Richard:Now, if what you *meant* to talk about was links between action and
perception, all well and good, but I was just addressing the above
comment of yours.

I'm certainly not reiterating an ancient debate. This has been from the start an exploratory thread. Prinz summarises fairly well what is happening:

"Up until recently, cognitive scientists were happy to parcel up the mind-machine into neat parts. We had perception on one side, which is in the business of representing inputs from the external world. Then we had action, on the other side, which controls an organism’s outputs, or behavior. Nestled between these “peripheral systems” when had central systems, which were presumed be the main engines of “cognition” or “thinking.” Each of these systems was supposed to work independently, like separate committees in a great corporation, only vaguely away of what the others are up to. In cogsci lingo, each system was supposed to use proprietary rules and representations. Oh, how times have changed. We are now living in an era of border disputes. The orthodox divisions of the mind are being attacked. I have tried to join the front lines myself on occasion. I think the border between perception and cognition needs to be renegotiated: thinking does not use a proprietary code; it redeploys representations used to perceive the world (Prinz 2002). I’m inclined to think that cognition also avails itself of representations used for action"

Now what I was reaching for at the beginning - was that all the talk of developing bodies of knowledge in AI/AGI, that I'm seeing, seems to belong to the "old days" of "separate committees." Mark's comment, for example, seemed to me reasonably typical - essentially : "we can leave testing till later - that's a separate department."

What is emerging, it seems to me, is the start of a cog. sci. synthesis which sees perception, action, thought, problemsolving, knowledge-gathering and embodied "mirroring" and possibly still more, as interdependent and in the final analysis, inseparable.

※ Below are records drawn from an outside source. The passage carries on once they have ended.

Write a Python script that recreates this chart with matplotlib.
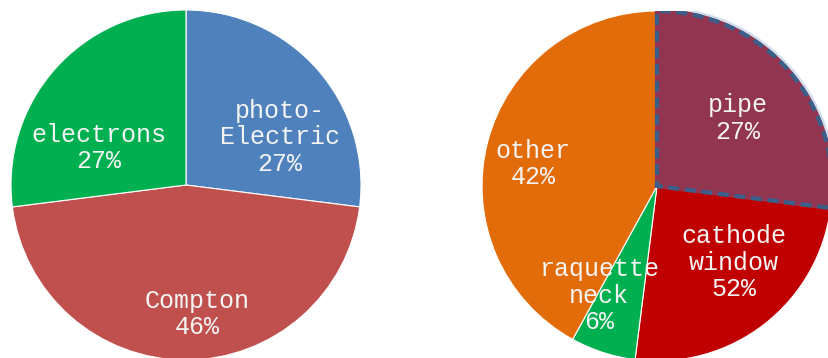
import numpy as np
import matplotlib
matplotlib.use("Agg")
import matplotlib.pyplot as plt
from matplotlib.patches import Wedge, Arc

# Interaction types
interaction_labels = ["photo-\nElectric", "Compton", "electrons"]
interaction_share = [27, 46, 27]
interaction_colors = ["#4F81BD", "#C0504D", "#00B050"]

# Where the light is lost
loss_labels = ["pipe", "cathode\nwindow", "raquette\nneck", "other"]
loss_share = [27, 25, 6, 42]
loss_pct_text = ["27%", "52%", "6%", "42%"]
loss_colors = ["#913550", "#C00000", "#00B050", "#E36C0A"]

# label placement inside each pie: (radius fraction, angle in degrees)
left_label_pos = [(0.60, 27), (0.74, -85), (0.54, 157)]
right_label_pos = [(0.60, 40), (0.62, -45), (0.71, -118), (0.72, 170)]

plt.rcParams["font.family"] = ["Liberation Mono", "DejaVu Sans Mono"]
text_color = "#F4F4F4"
fsize = 18

fig = plt.figure(figsize=(8.29, 3.58), dpi=100)
W, H = 829, 358


def pie_axes(cx, cy, r):
    # cx, cy in pixels from top-left
    return fig.add_axes([(cx - r) / W, (H - cy - r) / H, 2 * r / W, 2 * r / H])


def draw_labels(ax, names, pcts, pos):
    for name, pct, (rf, ang) in zip(names, pcts, pos):
        a = np.deg2rad(ang)
        ax.text(rf * np.cos(a), rf * np.sin(a), name + "\n" + pct,
                ha="center", va="center", color=text_color,
                fontsize=fsize, linespacing=1.12, zorder=5)


# left pie
ax1 = pie_axes(186, 185, 175)
ax1.pie(interaction_share, colors=interaction_colors, startangle=90,
        counterclock=False, radius=1,
        wedgeprops=dict(edgecolor="white", linewidth=0.8))
draw_labels(ax1, interaction_labels,
            [f"{v}%" for v in interaction_share], left_label_pos)
ax1.set_xlim(-1, 1)
ax1.set_ylim(-1, 1)
ax1.axis("off")

# right pie
ax2 = pie_axes(657, 186, 175)
wedges, _ = ax2.pie(loss_share, colors=loss_colors, startangle=90,
                    counterclock=False, radius=1,
                    wedgeprops=dict(edgecolor="white", linewidth=0.8))
draw_labels(ax2, loss_labels, loss_pct_text, right_label_pos)

# highlight the pipe slice with a dashed outline and a soft glow outside the arc
pipe = wedges[0]
pipe_color = pipe.get_facecolor()
glow = Arc(pipe.center, 2 * pipe.r * 1.014, 2 * pipe.r * 1.014,
           theta1=pipe.theta1, theta2=pipe.theta2,
           edgecolor="#C6D6EA", linewidth=3, alpha=0.8, zorder=3)
ax2.add_patch(glow)
backing = Wedge(pipe.center, pipe.r, pipe.theta1, pipe.theta2,
                facecolor="none", edgecolor=pipe_color,
                linewidth=3.0, joinstyle="miter", zorder=3.5)
ax2.add_patch(backing)
outline = Wedge(pipe.center, pipe.r, pipe.theta1, pipe.theta2,
                facecolor="none", edgecolor="#3A5F8B",
                linewidth=3.0, linestyle=(0, (2.6, 1.4)),
                joinstyle="miter", zorder=4)
ax2.add_patch(outline)
ax2.set_xlim(-1, 1)
ax2.set_ylim(-1, 1)
ax2.axis("off")

fig.savefig("out.png", dpi=100, facecolor="white")
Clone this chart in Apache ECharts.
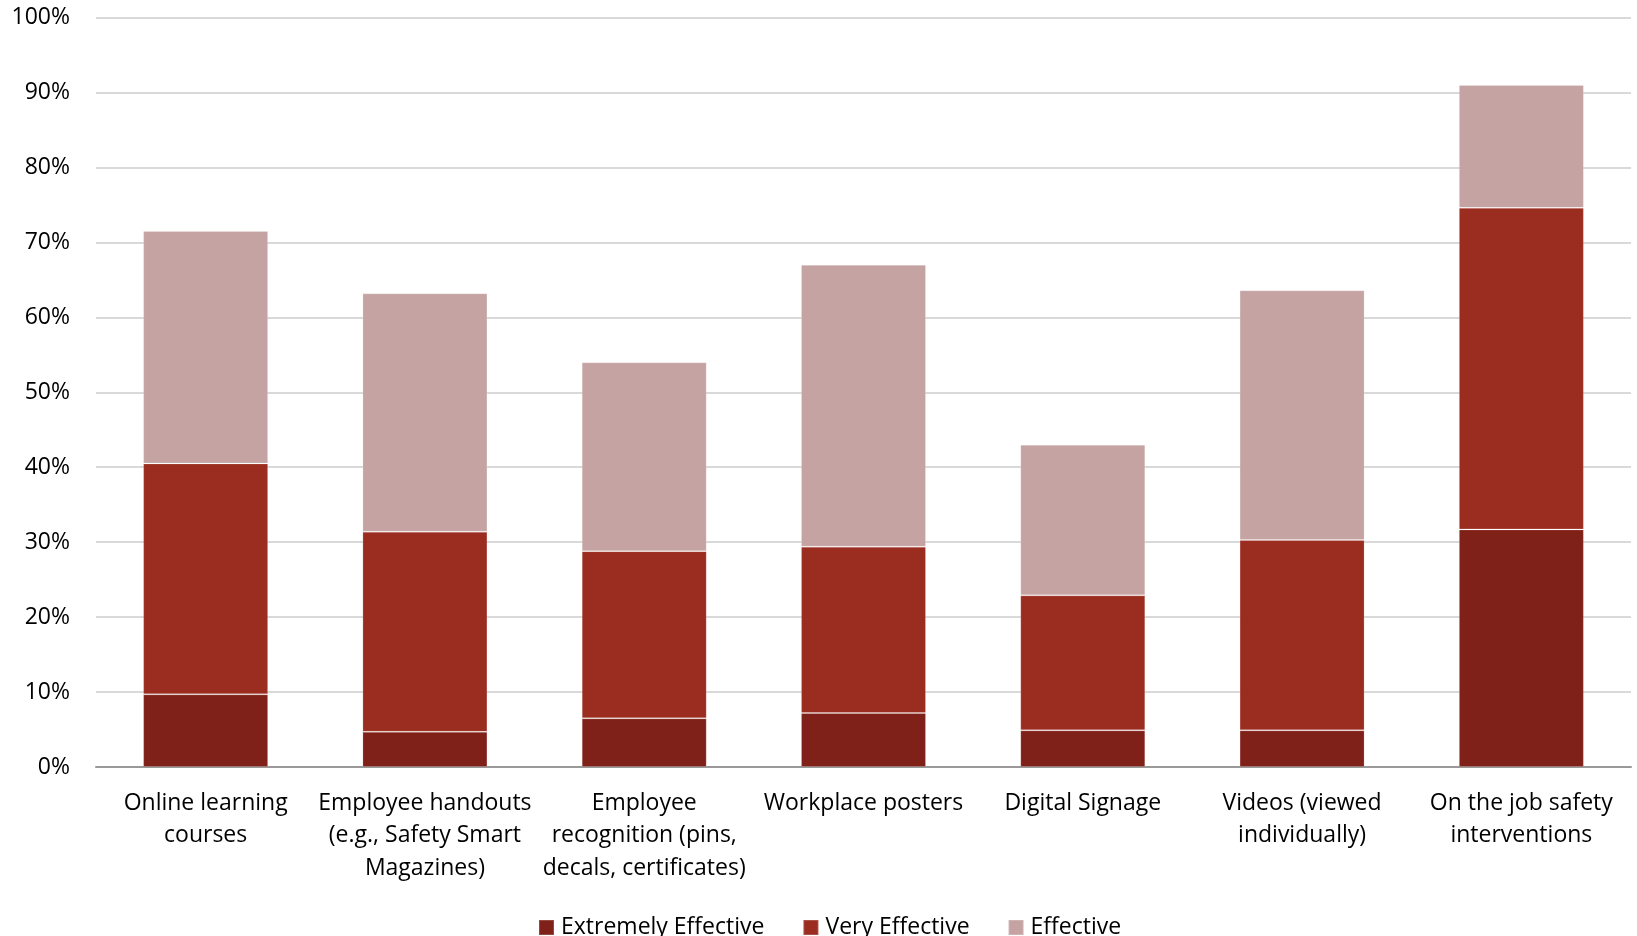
<!DOCTYPE html>
<html>
<head>
<meta charset="utf-8">
<script src="https://cdn.jsdelivr.net/npm/echarts@6/dist/echarts.min.js"></script>
<style>html,body{margin:0;padding:0;background:#fff}#c{width:1637px;height:936px}</style>
</head>
<body>
<div id="c"></div>
<script>
const categories = [
  "Online learning\ncourses",
  "Employee handouts\n(e.g., Safety Smart\nMagazines)",
  "Employee\nrecognition (pins,\ndecals, certificates)",
  "Workplace posters",
  "Digital Signage",
  "Videos (viewed\nindividually)",
  "On the job safety\ninterventions"
];
const seriesNames = ["Extremely Effective", "Very Effective", "Effective"];
const extremelyEffective = [9.7, 4.7, 6.5, 7.2, 4.9, 4.9, 31.7];
const veryEffective = [30.8, 26.7, 22.3, 22.2, 18.0, 25.4, 42.9];
const effective = [31.0, 31.8, 25.2, 37.6, 20.1, 33.3, 16.4];
const colors = ["#7F2118", "#9B2C20", "#C5A3A3"];

const font = "'Open Sans', Lato, sans-serif";
const chart = echarts.init(document.getElementById('c'), null, {renderer: 'canvas'});
const mk = (name, data, color) => ({
  name, type: 'bar', stack: 'total', data, barWidth: '57%',
  itemStyle: {color, borderColor: 'rgba(255,255,255,0.18)', borderWidth: 1},
  animation: false
});
chart.setOption({
  animation: false,
  color: colors,
  grid: {left: 96, right: 6, top: 17.5, bottom: 169, containLabel: false},
  legend: {
    left: 533, top: 911, itemWidth: 15, itemHeight: 15, itemGap: 38,
    icon: 'rect',
    textStyle: {fontFamily: font, fontSize: 23, color: '#000', padding: [0,0,0,2]},
    data: seriesNames
  },
  xAxis: {
    type: 'category', data: categories,
    axisLine: {lineStyle: {color: '#999', width: 2}},
    axisTick: {show: false},
    axisLabel: {fontFamily: font, fontSize: 23, color: '#000', lineHeight: 32.5, margin: 20, interval: 0}
  },
  yAxis: {
    type: 'value', min: 0, max: 100, interval: 10,
    axisLine: {show: false}, axisTick: {show: false},
    splitLine: {lineStyle: {color: '#d9d9d9', width: 2}},
    axisLabel: {formatter: '{value}%', fontFamily: font, fontSize: 23, color: '#000', margin: 26}
  },
  series: [
    mk(seriesNames[0], extremelyEffective, colors[0]),
    mk(seriesNames[1], veryEffective, colors[1]),
    mk(seriesNames[2], effective, colors[2])
  ]
});
</script>
</body>
</html>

Perception/vision, for example, isn't simply interwoven with action, because we have to turn our heads hither and thither, but because we want to consider grasping, or otherwise moving to respond to, what we see.

And more formal modes of knowledge-gathering are an extension of these processes.

Our gathering of bodies of knowledge about the world, is evidence- and experiment-based - IOW depends on our being able to see AND grasp things physically. And while we certainly take a great deal on varying degrees of trust, it is all built on the basis of physically seeing and touching some of the world.

There is no such thing, IOW, as pure knowledge and knowledge-gathering, contained only in texts and webpages, and tested only logically "in the head" - and AI/AGI seem to rather depend on that.

Any AGI system, to take one small example, would have a hard time understanding the considerable amount of science that is involved in discussion of the reliability of different kinds of evidence and their gathering.